Wednesday, February 10, 2016

West Ham 2 Liverpool 1 (Aet): Angelo Ogbonna's 120th-Minute Header Sends Hammers Through

Angelo Ogbonna's last minute winner against Liverpool in the FA Cup

When West Ham move to the Olympic Stadium, there will be more leg room, more comfortable seats and better food outlets.


SunSport report continues:

Yet after they take their place at the expensively-rebuilt stadium in Stratford, you will struggle to get a night like this.

Whether this was the last ever Cup tie at Upton Park remains to be seen.

Maybe there will be a replay at home to Blackburn. Maybe there will be a home sixth-round tie.

This terrific Cup tie was sealed with Angelo Ogbonna’s goal just seconds before referee Roger East was about to blow for penalties — after Philippe Coutinho had cancelled out Michail Antonio’s opener. And the contest will live long in the memory for the home fans, in particular for the celebrations at the final whistle.

The atmosphere was terrific.

As jubilant home fans started singing about going to Wembley, even Liverpool boss Jurgen Klopp allowed himself a wry smile.

With a huge number of games coming up, the German will have been encouraged by the performance from his young team who replaced many first-choice stars. He will have also have been relieved to see Daniel Sturridge and Christian Benteke play together for the first time since he took over — and only the second time in all.

Even Reds fans will not complain too much after spending just £20 to watch this classic scrap, in the week they protested about a proposed £77 ticket price in their main stand.

Ultimately, West Ham needed this win more than Liverpool.

Christian Benteke was again struggling in front of goal (News Group Newspapers Ltd)

Boss Slaven Bilic, like the West Ham fans, could not hide his emotion at the end and will fancy his chances at Paul Lambert’s inconsistent Blackburn next Sunday.

Ogbonna’s goal, 31 seconds into stoppage time at the end of extra-time, was a belter.

On a night when neither Benteke, Sturridge or Andy Carroll could muster a goal, the Italian central defender showed them how to do it by heading in a stunning free-kick from Dimitri Payet.

As he spoke afterwards, you could see how much this meant to Bilic.

But there is a fair way to go yet, particularly for a team whose season started way back on July 2.

Klopp, who decided to head south despite his appendix operation a few days earlier, still has plenty to fight for, particularly a Capital One Cup final against Manchester City and a Europa League tie with Augsburg.

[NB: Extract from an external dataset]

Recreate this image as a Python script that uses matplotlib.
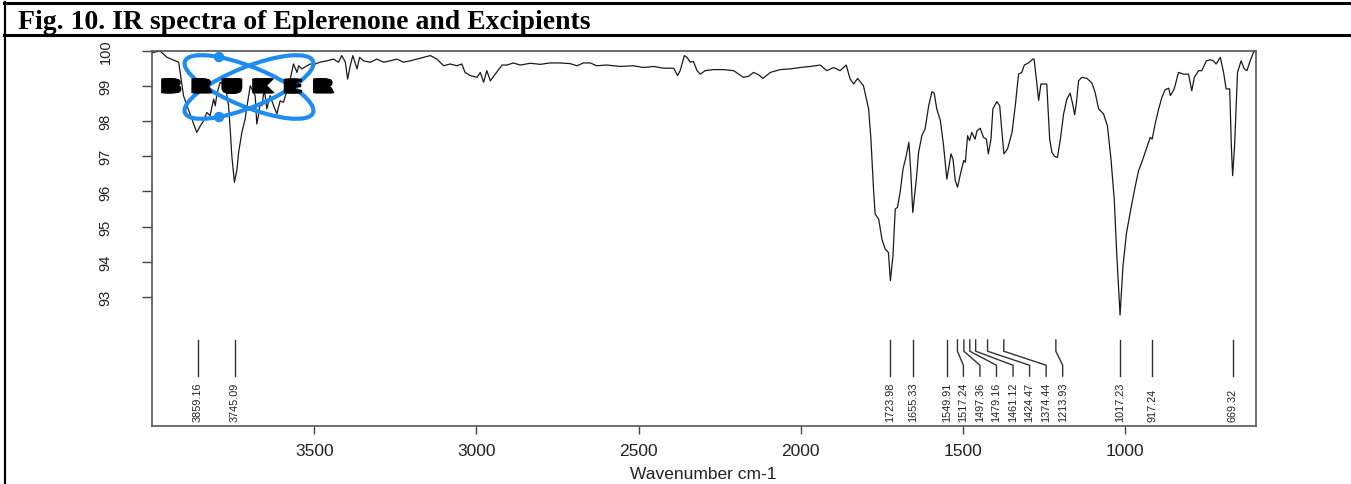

Both keepers were busy — and the woodwork also played a major part — until Antonio scored a wonderful goal just before the break.

A cross from Enner Valencia took a deflection and that was enough for the ball to loop over Brad Smith.

The ball was waist-high, yet Antonio displayed great technique to volley a superb effort past keeper Simon Mignolet.

Liverpool got the goal they probably deserved from the first half shortly into the second.

Benteke won a free-kick on the edge of the penalty area and Coutinho delivered a clever free-kick across the floor which went underneath the jumping wall.

Darren Randolph did not stand a chance in the Hammers’ goal and, understandably, was furious with some of his players for turning their backs just before the free-kick.

Sturridge was warming up on the touchline before the goal and would ultimately be sent on for Coutinho just before the hour. West Ham should have had a penalty when Tiago Ilori clearly pulled back Valencia, but referee East was having none of it.

The injury-jinxed Sturridge looked lively and created some chances, although was clearly lacking match sharpness. Benteke worked hard and forced some decent saves from Randolph, but is lacking confidence massively.

He should have scored in extra-time when clean through, but the West Ham keeper once again came to the rescue.

The Hammers were the walking wounded with Winston Reid, Cheikhou Kouyate and Joey O’Brien all going off injured. Mignolet had one of his better nights and made another fine save to deny Mark Noble in extra-time.

Should it have come to penalties, you would have fancied the Belgian to be an unlikely hero.
But Ogbonna would have the final say. Whether it was the last Cup goal ever scored at this famous old stadium, we will have to wait and see. But you will not get a more spine-tingling finish than this one.